I just want to confirm whether this is correct or not:
The covariance of $X$ and $Y$ is equal to the standard deviation of $X$ times the standard deviation of $Y$.
or, in mathematical notation,
$$ \mathrm{Cov}(X,Y) = \sqrt{\mathrm{Var(X)}}\sqrt{\mathrm{Var}(Y)} $$
On
While cardinal has answered the question, I wanted to add a little something extra.

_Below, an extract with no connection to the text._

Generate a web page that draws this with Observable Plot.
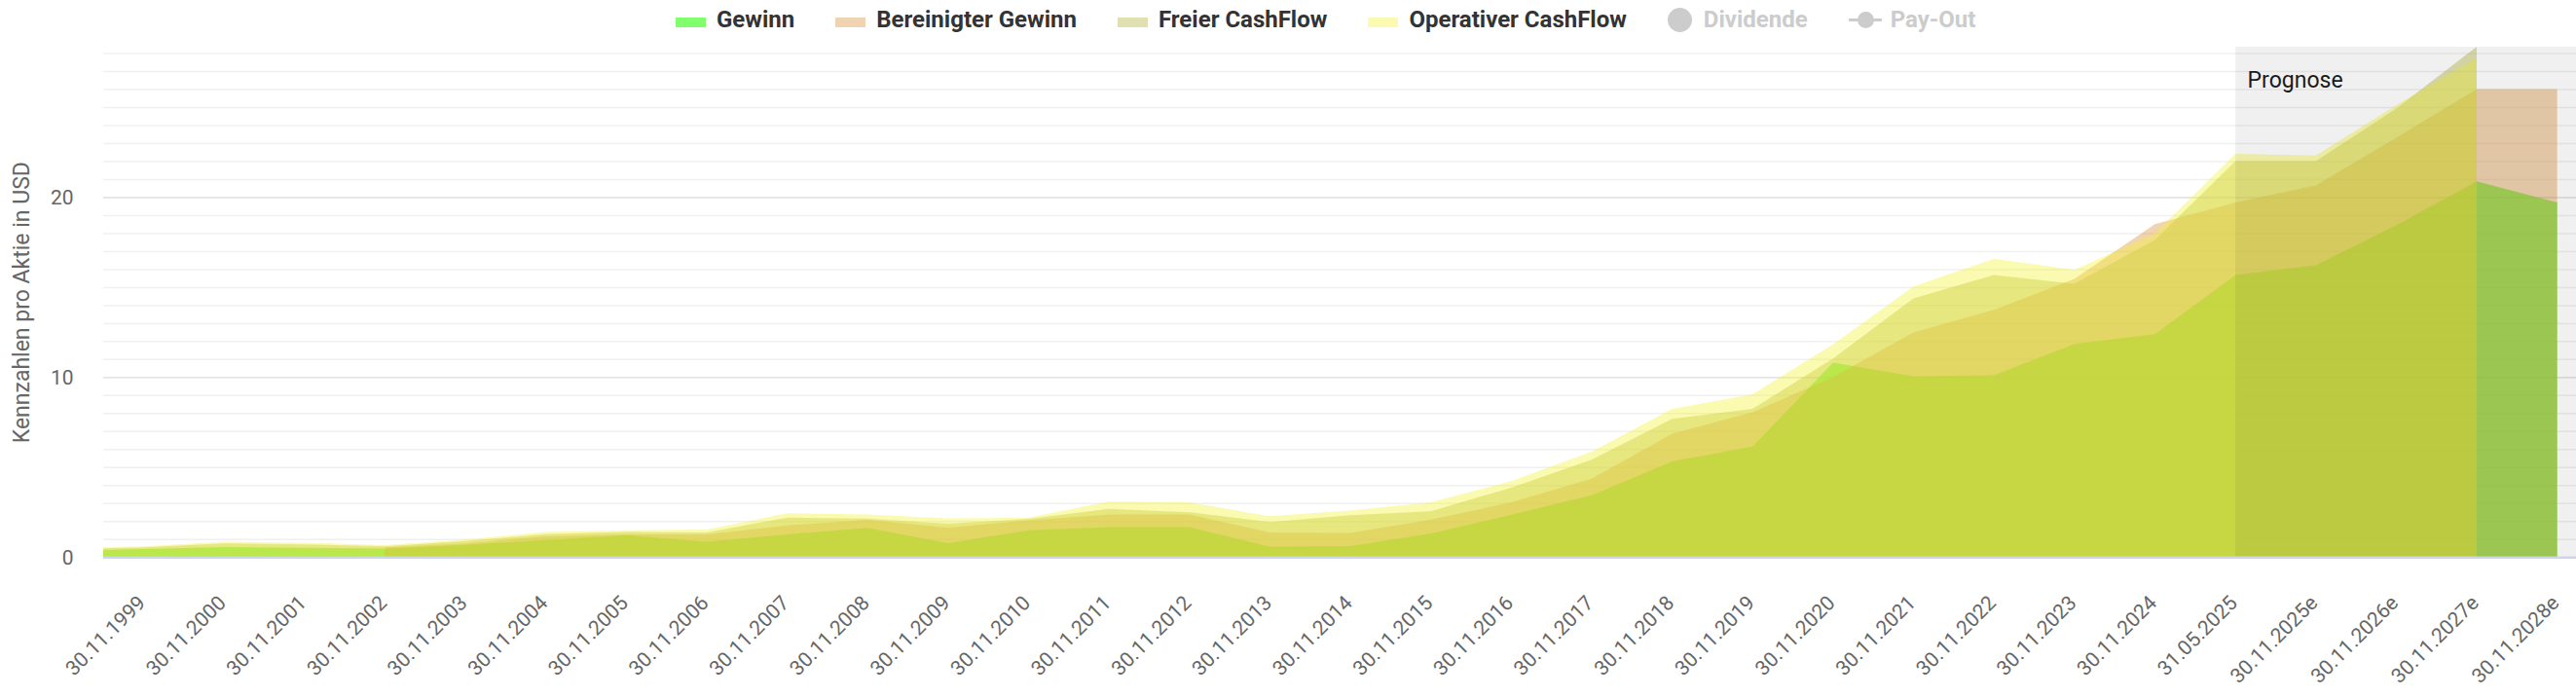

The Cauchy-Schwarz inequality shows that $\left|\operatorname{Cov}(X,Y)\right|\leq \sqrt{\operatorname{Var}(X)\operatorname{Var}(Y)}$, with equality if and only if $X$ and $Y$ are linearly dependent. In general, you can take the ratio $\rho=\frac{\operatorname{Cov}(X,Y)}{ \sqrt{\operatorname{Var}(X)\operatorname{Var}(Y)}}$ which will be between $-1$ and $1$. This gives the correlation between $X$ and $Y$. It is $1$ when the variables are perfectly correlated (one goes up exactly when the other does), $-1$ when they are perfectly anti-correlated (one goes up exactly when the other goes down), $0$ when they are independent (knowing that one goes up tells you nothing about the behavior of the other), and in general gives a measure of the behavior when things are somewhere in between.
One of the first places where this comes up is least squares approximation. . While you can always do a least squares approximation to get a line of best fit for your data points, the correlation coefficient tells you whether your line of best fit is actually a good fit. It will be near $0$ for data that is essentially random, and small in magnitude for data which is non-linear.
This is false in general. In fact, it is true if and only if $X=aY+b$ (almost surely) for some fixed constants $a \geq 0$ and $b \in \mathbb{R}$. That is $X$ and $Y$ must be positively linearly related for this to hold. Wikipedia also has a decent page on this.
For a counterexample to your statement, consider any two independent random variables $X$ and $Y$ each with strictly positive variance. Then, $ \mathrm{Cov}(X,Y) = 0 \>, $ but, $ \sqrt{\mathrm{Var}(X)} \sqrt{\mathrm{Var}(Y)} > 0 \>. $
A quick proof (and a slick one, I think; it's not my own) of the if and only if assertion uses the Cauchy–Schwarz inequality and goes as follows. Let $U$ and $V$ be random variables such that $\newcommand{\e}{\mathbb{E}}\e U^2 < \infty$ and $\e V^2 < \infty$. Then, $|\e UV|^2 < \e U^2 \e V^2$ if and only if $\e (t U - V)^2 > 0$ for all $t$. But, if $\e(t_0 U - V)^2 = 0$ for some $t_0$, then $t_0 U = V$ almost surely. Now, set $U = X - \e X$ and $V = Y - \e Y$ to get the desired conclusion.